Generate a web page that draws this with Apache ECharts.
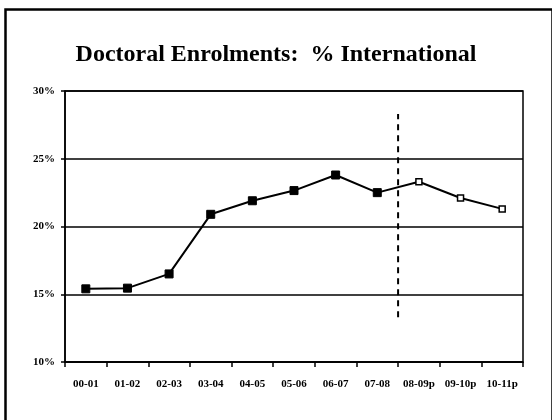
<!DOCTYPE html>
<html>
<head>
<meta charset="utf-8">
<script src="https://cdn.jsdelivr.net/npm/echarts@6/dist/echarts.min.js"></script>
<style>
  html, body { margin: 0; padding: 0; background: #fff; }
  #chart { width: 552px; height: 420px; }
</style>
</head>
<body>
<div id="chart"></div>
<script>
// academic years, "p" = projected
const years = ["00-01", "01-02", "02-03", "03-04", "04-05", "05-06", "06-07", "07-08", "08-09p", "09-10p", "10-11p"];
// % international doctoral enrolments
const pctInternational = [15.4, 15.45, 16.5, 20.9, 21.9, 22.65, 23.8, 22.5, 23.3, 22.1, 21.3];
// index of the first projected year
const firstProjected = 8;
// vertical extent of the dashed separator (in %)
const dashRange = [13.3, 28.3];
const yTicks = [10, 15, 20, 25, 30];

const chart = echarts.init(document.getElementById("chart"));

const serif = "'Liberation Serif', 'Times New Roman', serif";

const lineData = pctInternational.map((v, i) => {
  if (i < firstProjected) return v;
  return {
    value: v,
    symbolSize: 6,
    itemStyle: { color: "#fff", borderColor: "#000", borderWidth: 1.5 }
  };
});

const option = {
  animation: false,
  backgroundColor: "#fff",
  graphic: [
    {
      type: "rect",
      left: 3,
      top: 7,
      shape: { width: 547, height: 430 },
      style: { fill: "none", stroke: "#000", lineWidth: 2.5 },
      silent: true
    }
  ],
  title: {
    text: "Doctoral Enrolments:  % International",
    left: "center",
    top: 38,
    textStyle: {
      fontFamily: serif,
      fontWeight: "bold",
      fontSize: 24,
      color: "#000"
    }
  },
  grid: {
    left: 65,
    right: 29,
    top: 91,
    bottom: 58,
    show: true,
    borderColor: "#000",
    borderWidth: 1.5
  },
  xAxis: [
    {
      type: "category",
      data: years,
      boundaryGap: true,
      axisLine: { lineStyle: { color: "#000", width: 1.5 } },
      axisTick: { show: true, length: 5, lineStyle: { color: "#000", width: 1.5 } },
      axisLabel: {
        color: "#000",
        fontFamily: serif,
        fontWeight: "bold",
        fontSize: 11,
        margin: 17,
        interval: 0
      }
    },
    {
      type: "value",
      min: 0,
      max: years.length,
      show: false
    }
  ],
  yAxis: {
    type: "value",
    min: yTicks[0],
    max: yTicks[yTicks.length - 1],
    interval: 5,
    axisLine: { show: true, lineStyle: { color: "#000", width: 1.5 } },
    axisTick: { show: true, length: 4, lineStyle: { color: "#000", width: 1.5 } },
    axisLabel: {
      formatter: "{value}%",
      color: "#000",
      fontFamily: serif,
      fontWeight: "bold",
      fontSize: 11,
      margin: 10
    },
    splitLine: { show: true, lineStyle: { color: "#000", width: 1.5 } }
  },
  series: [
    {
      type: "line",
      data: lineData,
      xAxisIndex: 0,
      symbol: "rect",
      symbolSize: 8,
      showAllSymbol: true,
      lineStyle: { color: "#000", width: 2 },
      itemStyle: { color: "#000", borderColor: "#000" },
      z: 3
    },
    {
      type: "line",
      xAxisIndex: 1,
      data: [[firstProjected, dashRange[0]], [firstProjected, dashRange[1]]],
      symbol: "none",
      lineStyle: { color: "#000", width: 2, type: [6, 5] },
      z: 2
    }
  ]
};

chart.setOption(option);
</script>
</body>
</html>
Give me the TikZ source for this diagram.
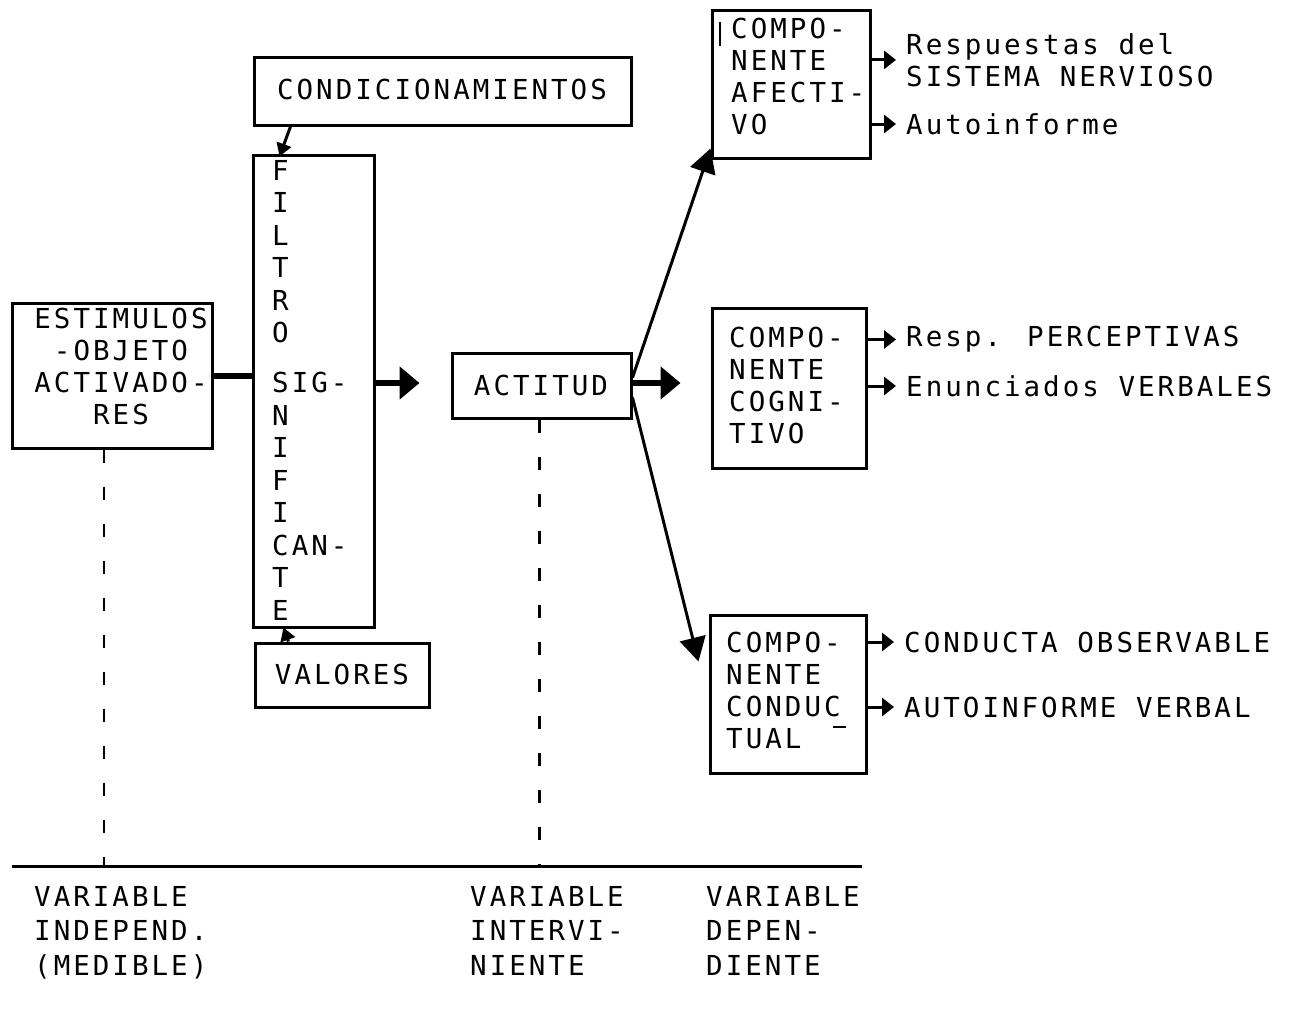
\documentclass[tikz,border=0pt]{standalone}
\usepackage{fontspec}
\newfontfamily\tw{DejaVu Sans Mono}[LetterSpace=11]
\usetikzlibrary{arrows.meta}
\tikzset{
  box/.style={draw, line width=3pt, inner sep=0pt},
  txt/.style={font=\tw\fontsize{27.5}{32}\selectfont, inner sep=0pt, align=left},
  btxt/.style={font=\tw\fontsize{27.5}{34.5}\selectfont, inner sep=0pt, align=left},
  sarr/.style={line width=3pt, -{Triangle[length=12pt,width=18pt]}},
  bigarr/.style={line width=5.5pt, -{Triangle[length=20pt,width=32pt]}},
  diag/.style={line width=3pt, -{Triangle[length=24pt,width=26pt]}},
  tiny/.style={line width=3pt, -{Triangle[length=13pt,width=15pt]}},
  vdash/.style={line width=2.5pt, dash pattern=on 13pt off 24pt},
}
\begin{document}
\begin{tikzpicture}[x=1pt,y=-1pt]
\useasboundingbox (0,0) rectangle (1295,1026);
% boxes
\node[box, minimum width=377pt, minimum height=68pt] (cond) at (442.5,91) {};
\node[box, minimum width=121pt, minimum height=472pt] (filtro) at (313.5,391) {};
\node[box, minimum width=200pt, minimum height=145pt] (estim) at (112,375.5) {};
\node[box, minimum width=174pt, minimum height=64pt] (valores) at (342,675) {};
\node[box, minimum width=179pt, minimum height=65pt] (actitud) at (541.5,385.5) {};
\node[box, minimum width=158pt, minimum height=148pt] (aff) at (791,84) {};
\node[box, minimum width=154pt, minimum height=160pt] (cog) at (789,388) {};
\node[box, minimum width=156pt, minimum height=158pt] (cnd) at (788,694) {};
% box texts
\node[txt] (tcond) at (442,89) {CONDICIONAMIENTOS};
\node[txt, anchor=north west, font=\tw\fontsize{27.5}{32.5}\selectfont] (tfil) at (272,160)
  {F\\I\\L\\T\\R\\O\\[17.5pt]SIG-\\N\\I\\F\\I\\CAN-\\T\\E};
\node[txt, anchor=north, align=center] (test) at (121,308) {ESTIMULOS\\-OBJETO\\ACTIVADO-\\RES};
\node[txt] (tval) at (342,674) {VALORES};
\node[txt] (tact) at (541,385) {ACTITUD};
\node[txt, anchor=north west] (taff) at (731,18) {COMPO-\\NENTE\\AFECTI-\\VO};
\node[txt, anchor=north west] (tcog) at (729,327) {COMPO-\\NENTE\\COGNI-\\TIVO};
\node[txt, anchor=north west] (tcnd) at (726,632) {COMPO-\\NENTE\\CONDUC\\TUAL};
% stray marks of the original
\draw[line width=1.8pt] (720,22) -- (720,46);
\draw[line width=2pt] (833,727) -- (846,727);
% right texts
\node[txt, anchor=north west] (r1) at (906,33) {Respuestas del\\SISTEMA NERVIOSO};
\node[txt, anchor=west] (r2) at (906,124) {Autoinforme};
\node[txt, anchor=west] (r3) at (906,339.5) {Resp. PERCEPTIVAS};
\node[txt, anchor=west] (r4) at (906,386) {Enunciados VERBALES};
\node[txt, anchor=west] (r5) at (904,642) {CONDUCTA OBSERVABLE};
\node[txt, anchor=west] (r6) at (904,707) {AUTOINFORME VERBAL};
% bottom texts
\node[btxt, anchor=north west] (b1) at (34,886) {VARIABLE\\INDEPEND.\\(MEDIBLE)};
\node[btxt, anchor=north west] (b2) at (470,886) {VARIABLE\\INTERVI-\\NIENTE};
\node[btxt, anchor=north west] (b3) at (706,886) {VARIABLE\\DEPEN-\\DIENTE};
% axis
\coordinate (axL) at (12,866);
\coordinate (axR) at (862,866);
\draw[line width=3pt] (axL) -- (axR);
\draw[vdash] ([xshift=-8pt]estim.south) -- ([xshift=-8pt]estim.south |- axL);
\draw[vdash] ([xshift=-2pt]actitud.south) -- ([xshift=-2pt]actitud.south |- axL);
% connectors
\draw[line width=6pt] (estim.east) -- (estim.east -| filtro.west);
\draw[bigarr] (filtro.east |- 0,383) -- ([xshift=-31pt]actitud.west |- 0,383);
\draw[bigarr] (actitud.east |- 0,383) -- ([xshift=-30pt]cog.west |- 0,383);
\draw[diag] ([yshift=8pt]actitud.east) -- ([yshift=11pt]aff.south west);
\draw[diag] ([yshift=-12pt]actitud.east) -- ([xshift=-10pt,yshift=-48pt]cnd.north west);
\draw[tiny] ([xshift=38pt]cond.south west) -- ([xshift=28pt,yshift=-3pt]filtro.north west);
\draw[tiny] ([xshift=35pt]valores.north west) -- ([xshift=32pt,yshift=1pt]filtro.south west);
% small output arrows
\draw[sarr] (aff.east |- r1.west) -- ([xshift=-10pt]r1.west);
\draw[sarr] (aff.east |- r2.west) -- ([xshift=-10pt]r2.west);
\draw[sarr] (cog.east |- r3.west) -- ([xshift=-10pt]r3.west);
\draw[sarr] (cog.east |- r4.west) -- ([xshift=-10pt]r4.west);
\draw[sarr] (cnd.east |- r5.west) -- ([xshift=-10pt]r5.west);
\draw[sarr] (cnd.east |- r6.west) -- ([xshift=-10pt]r6.west);
\end{tikzpicture}
\end{document}
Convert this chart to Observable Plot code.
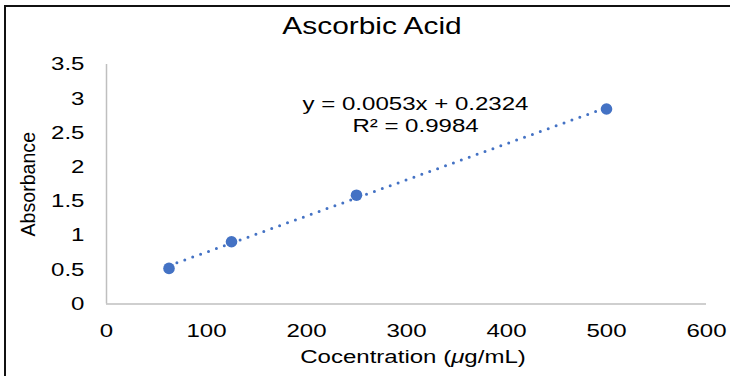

» Exercise objective
In the entries above, find the line that contains "Serif', 'Times New", then repeat exactly every line from the first one through that line, with no pictures.

» Response to this exercise
Generate a web page that draws this with Apache ECharts.
<!DOCTYPE html>
<html>
<head>
<meta charset="utf-8">
<script src="https://cdn.jsdelivr.net/npm/echarts@6/dist/echarts.min.js"></script>
<style>
  html, body { margin: 0; padding: 0; background: #fff; }
  #chart { width: 552px; height: 420px; }
</style>
</head>
<body>
<div id="chart"></div>
<script>
// academic years, "p" = projected
const years = ["00-01", "01-02", "02-03", "03-04", "04-05", "05-06", "06-07", "07-08", "08-09p", "09-10p", "10-11p"];
// % international doctoral enrolments
const pctInternational = [15.4, 15.45, 16.5, 20.9, 21.9, 22.65, 23.8, 22.5, 23.3, 22.1, 21.3];
// index of the first projected year
const firstProjected = 8;
// vertical extent of the dashed separator (in %)
const dashRange = [13.3, 28.3];
const yTicks = [10, 15, 20, 25, 30];

const chart = echarts.init(document.getElementById("chart"));

const serif = "'Liberation Serif', 'Times New Roman', serif";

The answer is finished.